-- WHAT TO PRODUCE --
Locate and copy each line in the data that contains the word "code".

-- RECORDS FOR THE EXERCISE --
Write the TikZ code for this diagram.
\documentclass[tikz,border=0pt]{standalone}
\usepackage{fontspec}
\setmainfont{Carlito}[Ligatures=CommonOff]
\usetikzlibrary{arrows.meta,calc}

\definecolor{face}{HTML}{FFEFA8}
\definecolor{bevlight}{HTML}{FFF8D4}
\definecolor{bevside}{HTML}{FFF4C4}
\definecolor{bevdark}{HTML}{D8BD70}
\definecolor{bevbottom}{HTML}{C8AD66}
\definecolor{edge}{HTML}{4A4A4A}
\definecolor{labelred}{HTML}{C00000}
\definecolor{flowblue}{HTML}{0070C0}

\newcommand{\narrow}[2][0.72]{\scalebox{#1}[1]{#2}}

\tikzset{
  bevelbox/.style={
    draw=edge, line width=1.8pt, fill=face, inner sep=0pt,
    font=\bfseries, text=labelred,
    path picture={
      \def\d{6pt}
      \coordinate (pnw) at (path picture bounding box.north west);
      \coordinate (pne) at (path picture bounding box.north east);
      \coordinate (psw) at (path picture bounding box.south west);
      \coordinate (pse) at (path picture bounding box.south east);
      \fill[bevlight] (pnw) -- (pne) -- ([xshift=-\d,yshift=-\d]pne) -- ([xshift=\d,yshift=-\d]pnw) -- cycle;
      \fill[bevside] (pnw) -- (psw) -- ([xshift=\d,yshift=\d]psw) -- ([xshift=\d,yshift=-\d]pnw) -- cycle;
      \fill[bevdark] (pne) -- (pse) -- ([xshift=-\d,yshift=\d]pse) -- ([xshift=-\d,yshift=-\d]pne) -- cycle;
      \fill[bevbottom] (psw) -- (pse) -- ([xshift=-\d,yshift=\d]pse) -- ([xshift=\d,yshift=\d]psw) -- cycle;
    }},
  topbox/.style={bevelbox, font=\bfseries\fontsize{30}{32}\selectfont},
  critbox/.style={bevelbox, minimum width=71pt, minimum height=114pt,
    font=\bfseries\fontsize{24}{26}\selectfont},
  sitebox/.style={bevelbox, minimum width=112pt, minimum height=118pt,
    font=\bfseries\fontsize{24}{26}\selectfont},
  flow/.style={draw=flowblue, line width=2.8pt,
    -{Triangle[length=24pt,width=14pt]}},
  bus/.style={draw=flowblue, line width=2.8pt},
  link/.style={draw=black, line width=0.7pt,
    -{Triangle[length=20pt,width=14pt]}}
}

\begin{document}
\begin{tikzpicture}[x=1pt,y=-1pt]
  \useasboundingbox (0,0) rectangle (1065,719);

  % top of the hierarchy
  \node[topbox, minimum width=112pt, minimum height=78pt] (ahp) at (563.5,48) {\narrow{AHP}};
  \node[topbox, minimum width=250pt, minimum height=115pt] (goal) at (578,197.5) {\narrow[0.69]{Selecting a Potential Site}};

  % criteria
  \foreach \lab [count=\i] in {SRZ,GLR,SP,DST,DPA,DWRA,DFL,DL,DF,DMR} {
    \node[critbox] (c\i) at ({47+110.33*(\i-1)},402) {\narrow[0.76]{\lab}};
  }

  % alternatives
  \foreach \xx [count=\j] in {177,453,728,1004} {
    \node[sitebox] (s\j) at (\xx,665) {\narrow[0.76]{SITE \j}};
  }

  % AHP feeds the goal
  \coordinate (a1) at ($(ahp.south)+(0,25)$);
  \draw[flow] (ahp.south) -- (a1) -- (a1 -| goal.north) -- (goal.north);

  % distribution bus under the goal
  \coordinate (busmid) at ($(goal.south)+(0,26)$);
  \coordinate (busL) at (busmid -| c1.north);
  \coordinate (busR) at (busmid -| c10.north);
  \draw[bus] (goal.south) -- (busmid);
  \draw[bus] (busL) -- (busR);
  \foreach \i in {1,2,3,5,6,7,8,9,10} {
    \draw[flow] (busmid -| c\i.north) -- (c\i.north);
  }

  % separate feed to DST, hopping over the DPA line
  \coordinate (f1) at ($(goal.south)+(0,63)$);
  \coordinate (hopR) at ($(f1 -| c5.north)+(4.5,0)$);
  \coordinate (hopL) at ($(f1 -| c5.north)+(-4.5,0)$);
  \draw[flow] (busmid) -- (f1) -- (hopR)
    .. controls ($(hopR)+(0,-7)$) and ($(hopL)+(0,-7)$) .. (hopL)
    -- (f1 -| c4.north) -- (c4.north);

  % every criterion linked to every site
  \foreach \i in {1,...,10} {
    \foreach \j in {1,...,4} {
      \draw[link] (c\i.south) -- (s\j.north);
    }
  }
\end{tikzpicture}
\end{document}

==

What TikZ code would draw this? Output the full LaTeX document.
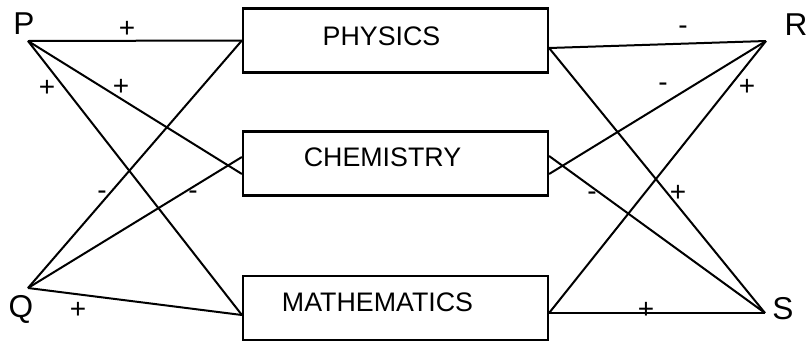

-- RESULT OF THE TASK --
Write the TikZ code for this diagram.
What TikZ code would draw this? Output the full LaTeX document.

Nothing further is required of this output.